Wayfair Homebase



Homebase is Wayfair's design system that supports a suite of internal and external products.

In 2019, the Homebase team successfully revamped the system for storefront XD, transforming sticker sheets into a comprehensive repo of style guide, usage guidelines, Sketch assets, and code assets for components.

However, the system for enterprise tools (Admin and Partner Home in Wayfairian lingo) still lags.

In this 3-month project, I led the initiative to rebuild our system into a single source of truth that is consistent, useful, usable, and lovable.



Confidential information in this case study is omitted and obfuscated.
The content in this case study does not necessarily reflect the views of Wayfair.

Identify the Gaps



I started with a thorough comparative analysis of the system against the storefront counterparts and other open-source design systems, which helped uncover the gaps with both internal practices and industry standards.

Pairing with the evaluative research, I conducted contextual inquiries to observe designers use the Sketch library in their job. Watching how they accomplished certain things and stumbled on others revealed many insightful moments.


participants in the session expressed confusion and frustration when using the library

After a series of user researches, I worked with the team to synthesize our findings into three user stories:

  1. Homebase design assets and code assets should have 100% parity, so designers feel confident that their design accurately translates into production.
  2. Sketch library symbols should reflect their usage guidelines and editorial guidelines, so designers have a quick reference while building their mockups in Sketch.
  3. Designers want a carefully organized component menu, so they could find a particular Sketch symbol out of the massive selection quickly.


The user stories are the north star that guided me through this project with a laser focus on solving user pain points.

Menu IA



The Sketch library uses a flat menu structure and organizes components alphabetically, making it difficult to navigate.

I collaborated with a content strategist to generate some archetypal category names. Using those takeaways, I then facilitated a hybrid card sorting with seven Homebase users, which helped me uncover a meaningful grouping of components. The new taxonomy shifted our menu from a flat IA to a logical and hierarchical one.

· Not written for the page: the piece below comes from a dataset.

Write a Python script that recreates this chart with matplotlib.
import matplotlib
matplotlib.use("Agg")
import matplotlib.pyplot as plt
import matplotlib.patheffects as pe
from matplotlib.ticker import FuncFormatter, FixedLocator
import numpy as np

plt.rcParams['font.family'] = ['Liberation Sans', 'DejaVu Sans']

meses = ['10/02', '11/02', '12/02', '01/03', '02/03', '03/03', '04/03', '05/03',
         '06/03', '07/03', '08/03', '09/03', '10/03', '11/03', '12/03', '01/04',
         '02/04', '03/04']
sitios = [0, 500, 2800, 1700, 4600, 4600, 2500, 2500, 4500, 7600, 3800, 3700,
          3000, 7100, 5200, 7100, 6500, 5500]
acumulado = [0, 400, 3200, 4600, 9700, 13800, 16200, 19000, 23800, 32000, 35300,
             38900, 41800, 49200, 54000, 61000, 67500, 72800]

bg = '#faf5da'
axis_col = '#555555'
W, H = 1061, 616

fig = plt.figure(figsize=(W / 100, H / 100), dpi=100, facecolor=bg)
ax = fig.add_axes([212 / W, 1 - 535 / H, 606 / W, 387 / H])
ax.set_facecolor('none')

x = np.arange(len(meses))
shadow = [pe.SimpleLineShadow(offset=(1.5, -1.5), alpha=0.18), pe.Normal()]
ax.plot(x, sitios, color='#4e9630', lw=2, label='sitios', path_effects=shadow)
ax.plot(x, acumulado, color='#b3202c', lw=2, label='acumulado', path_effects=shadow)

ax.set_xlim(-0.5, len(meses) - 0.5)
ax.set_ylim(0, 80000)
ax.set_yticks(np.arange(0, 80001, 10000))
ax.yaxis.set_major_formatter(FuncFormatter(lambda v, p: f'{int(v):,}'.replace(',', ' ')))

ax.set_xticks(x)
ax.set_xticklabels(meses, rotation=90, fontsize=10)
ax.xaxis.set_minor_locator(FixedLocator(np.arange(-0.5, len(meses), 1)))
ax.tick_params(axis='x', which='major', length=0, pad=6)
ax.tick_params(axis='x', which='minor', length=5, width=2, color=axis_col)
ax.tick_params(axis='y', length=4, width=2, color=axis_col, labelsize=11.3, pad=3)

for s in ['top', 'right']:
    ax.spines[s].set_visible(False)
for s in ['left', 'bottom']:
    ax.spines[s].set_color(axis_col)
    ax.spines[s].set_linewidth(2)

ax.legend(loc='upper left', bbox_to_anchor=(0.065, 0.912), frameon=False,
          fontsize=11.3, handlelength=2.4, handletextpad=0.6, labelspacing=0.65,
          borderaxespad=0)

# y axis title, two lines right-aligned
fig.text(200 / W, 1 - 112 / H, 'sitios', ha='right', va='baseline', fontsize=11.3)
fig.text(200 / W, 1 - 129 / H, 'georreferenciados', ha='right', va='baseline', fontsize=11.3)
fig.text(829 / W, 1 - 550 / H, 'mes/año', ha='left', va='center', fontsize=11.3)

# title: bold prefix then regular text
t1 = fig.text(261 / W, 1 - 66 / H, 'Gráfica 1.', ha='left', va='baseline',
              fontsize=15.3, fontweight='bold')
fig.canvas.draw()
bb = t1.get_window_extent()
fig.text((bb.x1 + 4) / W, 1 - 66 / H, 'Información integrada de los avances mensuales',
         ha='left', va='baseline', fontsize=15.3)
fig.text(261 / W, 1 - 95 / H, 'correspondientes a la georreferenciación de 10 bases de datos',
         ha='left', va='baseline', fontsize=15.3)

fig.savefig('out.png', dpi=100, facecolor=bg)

a whiteboard showing components grouped in several categories
A virtual exercise that helped us form a new taxonomy for Homebase components

the new tree structure accommodates several layers for symbols, theming, types, styles, sizes and states
The re-architected Sketch menu resembles a tree structure

To address the color overrides complication, I re-organized system colors by their semantic usage. The color roles are also clearly labeled for easy mapping and reference.


the updated menu reflecting the tree structure
The flat menu is turned into a hierarchical one in the new Sketch library

the update color style menu showing a restructuring based on use case and role mapping
Colors are re-organized by their semantic meaning and color roles

Sketch Update



Every Homebase component behaves and functions in specific ways. The text input has a fixed height, while the text area is flexible in its size. I want to ensure that Sketch symbols reflect these guidelines.


I spent two weeks and rebuilt over 100 Homebase components to align with:


override setting for input, modal and list item
Override settings are adjusted to match usage guidelines and editorial guidelines

UI Parity



From an audit between design and production, I uncovered all the major discrepancies, which are tagged as:

  1. Design-driven, which is fixed in the new Sketch file;
  2. Code-driven, which is taken care by the engineering team in the code monolith, repo for decoupled apps, and Homebase site;
  3. Rendering-driven, which is partially fixed. For example, we adjusted the anti-aliasing in CSS to minimize the font-weight discrepancy.

an audit on color roles conducted by my teammate

User Testing



To gauge the effectiveness of my work, I designed and conducted a within-subjects test, where participants were asked to recreate a design comp using both the v1.0 library and the updated v2.0 library.

In this test, Sketch libraries are the independent variables, and the task completion time is the dependent variable to be measured.

Selected participants were randomly assigned into two groups. To minimize order effects, group A used v1.0 first and followed by doing the same task with v2.0. Group B did it in the reverse order.

Both groups provided positive results. On average, task completion time is 16% less when using v2.0.


within-subjects test results showing the new library saves time for all six participants
Task completion time from the within-subjects tests

On average, the time on task is reduced by 16%.

Outcomes



After another around of finessing, I beta released the Enterprise Product Design (EPD) Library v2.0 and did a virtual presentation in our monthly Show & Tell on July 1, 2020.


homebase ecosystem
The Homebase ecosystem consists of design, development, and content authoring

There are three main takeaways from this project:

Overcommunication makes you heard. Cross-channel communication makes you understood.

People are naturally against change. They tend to stick with the old version, even when the new one performs better based on research.

Building a robust design system is about striking a perfect balance between flexibility and cohesiveness.


At the time of writing this case study, I'm working on a master plan to retire the v1.0 library and migrate enterprise designers to the v2.0 in a graceful and phased approach.